Precisamos compreender que um erro muito comum quando se fazem prognósticos sobre o futuro é exagerar no "ceteris paribus". Em economia, para isolar o efeito de uma política econômica, mantemos todas as outras constantes (a tradução literal de "ceteris paribus"). Isso funciona bem em análises de curto prazo, mas nunca funciona em períodos mais longos. Por exemplo, meu professor de geografia dizia que o petróleo iria acabar antes da virada do milênio. Anterior.
O problema em previsões de longo prazo é que não podemos manter tudo constante. A questão do petróleo mostra bem isso. Com preços mais altos por causa dos choques na década de 1970, houve uma corrida por novas tecnologias e prospecções que multiplicou a capacidade mundial de produção anos depois.
No caso da água, é ainda mais fácil. É um recurso quase completamente renovável que simplesmente desperdiçamos em escalas industriais. Existem soluções tecnológicas, e alguns países chegam a dessalinizar água em escalas industriais (oceanos nunca vão secar).

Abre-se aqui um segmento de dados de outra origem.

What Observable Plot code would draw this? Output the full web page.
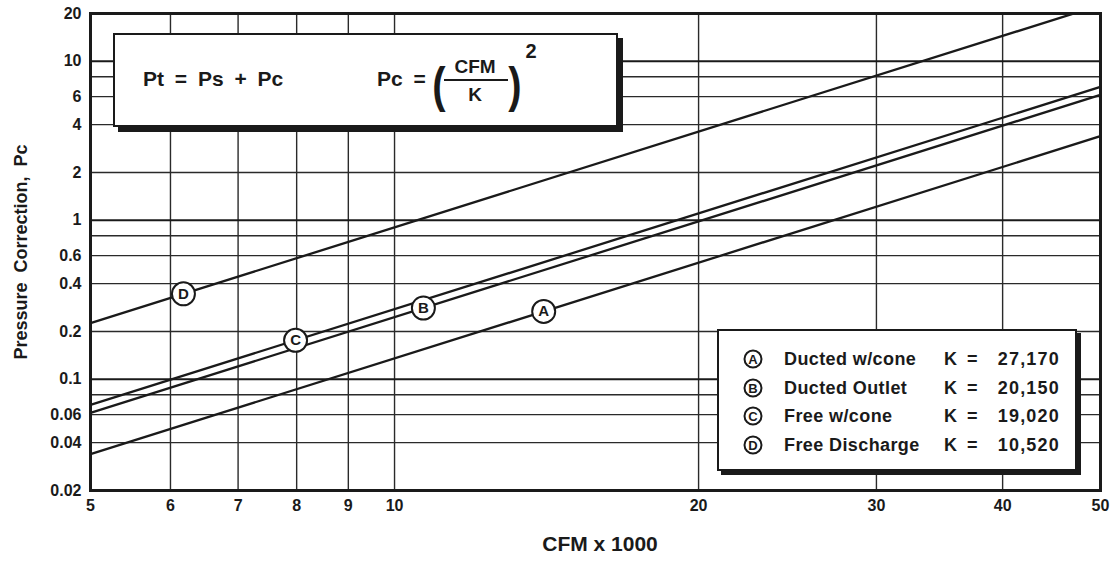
<!DOCTYPE html>
<html>
<head>
<meta charset="utf-8">
<script src="https://cdn.jsdelivr.net/npm/d3@7"></script>
<script src="https://cdn.jsdelivr.net/npm/@observablehq/plot@0.6"></script>
<style>
  html, body { margin: 0; padding: 0; background: #fff; overflow: hidden; }
  body { width: 1110px; height: 564px; position: relative; font-family: "Liberation Sans", Arial, Helvetica, sans-serif; color: #1a1a1a; }
  #chart svg { display: block; }
  .abs { position: absolute; white-space: nowrap; line-height: 1; }
  .c { transform: translate(-50%, -50%); }
  .l { transform: translate(0, -50%); }
  .r { transform: translate(-100%, -50%); }
</style>
</head>
<body>
<div id="chart"></div>
<script>
// ---- data ----
const curveIds = ["A", "B", "C", "D"];
const curveNames = ["Ducted w/cone", "Ducted Outlet", "Free w/cone", "Free Discharge"];
const kValues = [27170, 20150, 19020, 10520];
const kLabels = ["27,170", "20,150", "19,020", "10,520"];
const cfmRange = [5, 50];                 // CFM x 1000, ends of the chart
const labelCfm = [14.05, 10.68, 7.98, 6.18]; // where the circled letters sit
const xTicks = [5, 6, 7, 8, 9, 10, 20, 30, 40, 50];
const xGrid = [6, 7, 8, 9, 10, 20, 30, 40];
const yTicks = [20, 10, 6, 4, 2, 1, 0.6, 0.4, 0.2, 0.1, 0.06, 0.04, 0.02];
const yGridMajor = [10, 1, 0.1];
const yGridMinor = [8, 6, 4, 2, 0.8, 0.6, 0.4, 0.2, 0.08, 0.06, 0.04];

// Pc = (CFM / K)^2
const curves = curveIds.flatMap((id, i) => cfmRange.map(x => ({id, x, pc: (x * 1000 / kValues[i]) ** 2})));
const labels = curveIds.map((id, i) => ({id, x: labelCfm[i], pc: (labelCfm[i] * 1000 / kValues[i]) ** 2}));

const ink = "#1a1a1a";
const chart = Plot.plot({
  width: 1110, height: 564,
  marginLeft: 90, marginRight: 10, marginTop: 13, marginBottom: 74,
  x: {type: "log", domain: [5, 50]},
  y: {type: "log", domain: [0.02, 20], axis: null},
  style: {fontFamily: '"Liberation Sans", Arial, Helvetica, sans-serif', background: "white", color: ink},
  marks: [
    Plot.ruleX(xGrid, {stroke: "#2a2a2a", strokeWidth: 1.4}),
    Plot.ruleY(yGridMinor, {stroke: "#2a2a2a", strokeWidth: 1.3}),
    Plot.ruleY(yGridMajor, {stroke: ink, strokeWidth: 2}),
    Plot.line(curves, {x: "x", y: "pc", z: "id", stroke: ink, strokeWidth: 2.3, clip: true}),
    Plot.dot(labels, {x: "x", y: "pc", r: 11.5, fill: "white", stroke: ink, strokeWidth: 2}),
    Plot.text(labels, {x: "x", y: "pc", text: "id", fontSize: 15, fontWeight: "bold", fill: ink}),
    Plot.frame({stroke: ink, strokeWidth: 3}),
    Plot.axisX({ticks: xTicks, tickSize: 0, tickPadding: 9, tickFormat: d => String(d), fontSize: 16, fontWeight: "bold", label: null}),
    Plot.text(yTicks, {y: d => d, text: d => String(d), frameAnchor: "left", dx: -9, textAnchor: "end", fontSize: 16, fontWeight: "bold", fill: ink})
  ]
});
document.getElementById("chart").appendChild(chart);

const body = document.body;
function add(html, style, cls) {
  const d = document.createElement("div");
  d.className = "abs " + (cls || "");
  d.innerHTML = html;
  Object.assign(d.style, style);
  body.appendChild(d);
  return d;
}

// axis titles
add("Pressure&nbsp; Correction,&nbsp; Pc", {left: "21px", top: "252px", fontSize: "18px", fontWeight: "bold", transform: "translate(-50%,-50%) rotate(-90deg)"});
add("CFM x 1000", {left: "600px", top: "543px", fontSize: "21px", fontWeight: "bold"}, "c");

// formula box
add("", {left: "113px", top: "33px", width: "501px", height: "90px", border: "2px solid " + ink, boxShadow: "5px 5px 0 " + ink, background: "white"});
add("Pt = Ps + Pc", {left: "143px", top: "78px", fontSize: "21px", fontWeight: "bold", wordSpacing: "5px"}, "l");
add("Pc =", {left: "377px", top: "78px", fontSize: "21px", fontWeight: "bold", wordSpacing: "5px"}, "l");
add("(", {left: "439px", top: "85px", fontSize: "50px", fontWeight: "bold", transform: "translate(-50%,-50%) scaleX(0.8)"});
add("CFM", {left: "475px", top: "66px", fontSize: "19px", fontWeight: "bold"}, "c");
add("", {left: "444px", top: "79px", width: "64px", height: "2px", background: ink});
add("K", {left: "475px", top: "94px", fontSize: "19px", fontWeight: "bold"}, "c");
add(")", {left: "515px", top: "85px", fontSize: "50px", fontWeight: "bold", transform: "translate(-50%,-50%) scaleX(0.8)"});
add("2", {left: "531px", top: "51px", fontSize: "20px", fontWeight: "bold"}, "c");

// legend box
add("", {left: "717px", top: "329px", width: "356px", height: "138px", border: "2px solid " + ink, boxShadow: "4px 4px 0 " + ink, background: "white"});
curveIds.forEach((id, i) => {
  const y = 359 + i * 28.7;
  add(id, {left: "753px", top: y + "px", width: "15px", height: "15px", border: "2px solid " + ink, borderRadius: "50%", display: "flex", alignItems: "center", justifyContent: "center", fontSize: "13px", fontWeight: "bold", background: "white"}, "c");
  add(curveNames[i], {left: "784px", top: y + "px", fontSize: "18px", fontWeight: "bold", letterSpacing: "0.4px"}, "l");
  add("K =", {left: "944px", top: y + "px", fontSize: "18px", fontWeight: "bold", wordSpacing: "5px"}, "l");
  add(kLabels[i], {left: "1060px", top: y + "px", fontSize: "18px", fontWeight: "bold", letterSpacing: "1.2px"}, "r");
});
</script>
</body>
</html>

Dizemos que água é um bem precioso, mas nos comportamos como se fosse o oposto disso: todos somos responsáveis por desperdiçar quantidades gigantescas de água, desde os usuários residenciais aos comerciais e industriais. A razão para isso é simples: todo governo subsidia direta ou indiretamente a produção e a distribuição de água para que seja barata e quase universal.
Isso não tem que mudar, mas a consequência é que sociedades sempre subinvestem em tecnologias decentes para produção e distribuição de água e saneamento. No Reino Unido, 22% da água tratada são perdidos na distribuição. No Brasil, o percentual chega perto de 40%. Nos EUA, as perdas somam US$ 7,6 bilhões por ano. Em Singapura, é perto de zero. Como? Toda a água é importada e, por isso, o governo trata a questão de forma séria: água é realmente um recurso escasso, logo a manutenção da tubulação é feita corretamente e a sociedade investe em estações de tratamento em quantidade suficiente para reciclar a maior parte que foi usada.
Enquanto isso, as Nações Unidas estimam que 1,8 bilhão de pessoas vão viver em áreas com escassez de água em 2025. A questão não é o recurso em si, mas sim política e dinheiro.
Atitudes pró-ativas são raras. Em cidades grandes do Brasil, o mesmo ciclo que aconteceu em São Paulo vai se repetir. Anos de descaso e subinvestimento limitam a capacidade do sistema. Qualquer seca que antes não causaria problemas se amplifica. O governo finalmente acorda e anuncia racionamento ou campanha de última hora para conservar água enquanto libera verbas para manutenção e ampliação da rede em caráter de urgência. As coisas se acalmam. O subinvestimento volta e a rede se deprecia até a próxima crise. E tudo se repete.
Crises climáticas vão acelerar o processo. Furações como o Milton, nos EUA, e secas no Brasil vão ficar cada vez mais comuns. Precisamos nos antecipar.
O problema da água é o mesmo que gera fome: política. Não falta comida no mundo por falta de alimentos ou distribuição, mas sim renda e políticas públicas decentes. Mas, enquanto água não gerar voto, vamos continuar jogando fora. Até faltar.